▶ Prompt: Extract only the first line of the listing and every line after it up to and including the one with "import plotly.graph_objects as go". Omit the pictures.

__________

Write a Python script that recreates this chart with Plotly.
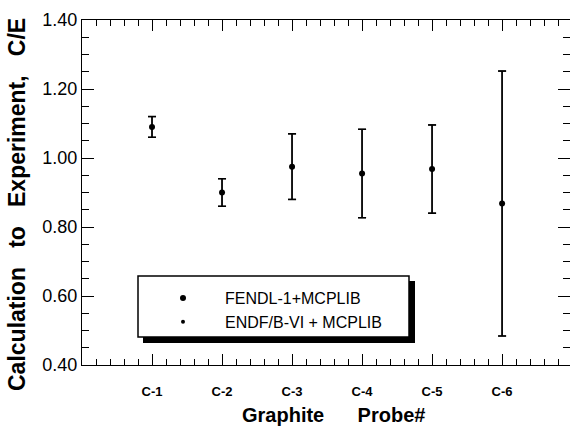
import plotly.graph_objects as go

# ---- data ----
probes = ["C-1", "C-2", "C-3", "C-4", "C-5", "C-6"]
probe_pos = [1, 2, 3, 4, 5, 6]
fendl_ce = [1.09, 0.90, 0.975, 0.955, 0.968, 0.868]
fendl_err = [0.030, 0.040, 0.095, 0.128, 0.128, 0.384]
endf_ce = [1.09, 0.90, 0.975, 0.955, 0.968, 0.868]
endf_err = [0.030, 0.040, 0.095, 0.128, 0.128, 0.384]
y_ticks = [0.40, 0.60, 0.80, 1.00, 1.20, 1.40]
y_tick_labels = ["0.40", "0.60", "0.80", "1.00", "1.20", "1.40"]

W, H = 570, 426
L, R, T, B = 82, 0, 20, 61
pw, ph = W - L - R, H - T - B


def px_x(p):
    return (p - L) / pw


def px_y(p):
    return (H - B - p) / ph


fig = go.Figure()
fig.add_trace(go.Scatter(
    x=probe_pos, y=endf_ce, mode="markers", name="ENDF/B-VI + MCPLIB",
    marker=dict(color="black", size=4, symbol="circle"),
    error_y=dict(type="data", array=endf_err, color="black", thickness=1.2, width=4),
    legendrank=2,
))
fig.add_trace(go.Scatter(
    x=probe_pos, y=fendl_ce, mode="markers", name="FENDL-1+MCPLIB",
    marker=dict(color="black", size=6, symbol="circle"),
    error_y=dict(type="data", array=fendl_err, color="black", thickness=1.5, width=4),
    legendrank=1,
))

# legend box with shadow
fig.add_shape(type="rect", xref="paper", yref="paper",
              x0=px_x(143), x1=px_x(415), y0=px_y(343), y1=px_y(281),
              fillcolor="black", line=dict(width=0), layer="above")
fig.add_shape(type="rect", xref="paper", yref="paper",
              x0=px_x(138), x1=px_x(409), y0=px_y(337), y1=px_y(276),
              fillcolor="white", line=dict(color="black", width=1.5), layer="above")

font_family = "Liberation Sans, Arial, Helvetica, sans-serif"
nb = "\u00a0"

# axis titles as annotations
fig.add_annotation(
    text=f"<b>Calculation{nb*3}to{nb*3}Experiment,{nb*3}C/E</b>",
    xref="paper", yref="paper", x=px_x(17), y=px_y(205),
    xanchor="center", yanchor="middle", textangle=-90, showarrow=False,
    font=dict(size=23, family=font_family, color="black"),
)
fig.add_annotation(
    text=f"<b>Graphite{nb*6}Probe#</b>",
    xref="paper", yref="paper", x=px_x(333), y=px_y(415),
    xanchor="center", yanchor="middle", showarrow=False,
    font=dict(size=20, family=font_family, color="black"),
)

fig.update_layout(
    width=W, height=H,
    margin=dict(l=L, r=R, t=T, b=B, autoexpand=False),
    paper_bgcolor="white", plot_bgcolor="white",
    font=dict(family=font_family, color="black"),
    showlegend=True,
    legend=dict(
        x=px_x(141), y=px_y(281), xanchor="left", yanchor="top",
        bgcolor="rgba(0,0,0,0)", borderwidth=0,
        font=dict(size=16, family=font_family, color="black"),
        itemwidth=74, traceorder="normal", tracegroupgap=0,
    ),
    xaxis=dict(
        range=[0, 6.97], tickmode="array", tickvals=probe_pos, ticktext=probes,
        ticks="inside", ticklen=11, tickwidth=1, tickcolor="black",
        showline=True, linecolor="black", linewidth=1, mirror="ticks",
        showgrid=False, zeroline=False, automargin=False,
        tickfont=dict(size=13, family=font_family, weight="bold"),
        ticklabelstandoff=14,
        minor=dict(dtick=0.2, tick0=0, ticks="inside", ticklen=6, tickcolor="black", showgrid=False),
    ),
    yaxis=dict(
        range=[0.40, 1.40], tickmode="array", tickvals=y_ticks, ticktext=y_tick_labels,
        ticks="inside", ticklen=12, tickwidth=1, tickcolor="black",
        showline=True, linecolor="black", linewidth=1, mirror="ticks",
        showgrid=False, zeroline=False, automargin=False,
        tickfont=dict(size=18, family=font_family),
        minor=dict(dtick=0.05, tick0=0.4, ticks="inside", ticklen=7, tickcolor="black", showgrid=False),
    ),
)

fig.write_html("out.html", config={"displayModeBar": False},
               post_script="document.body.style.margin='0px';document.body.style.overflow='hidden';")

__________

▶ Task solution:
Write a Python script that recreates this chart with Plotly.
import plotly.graph_objects as go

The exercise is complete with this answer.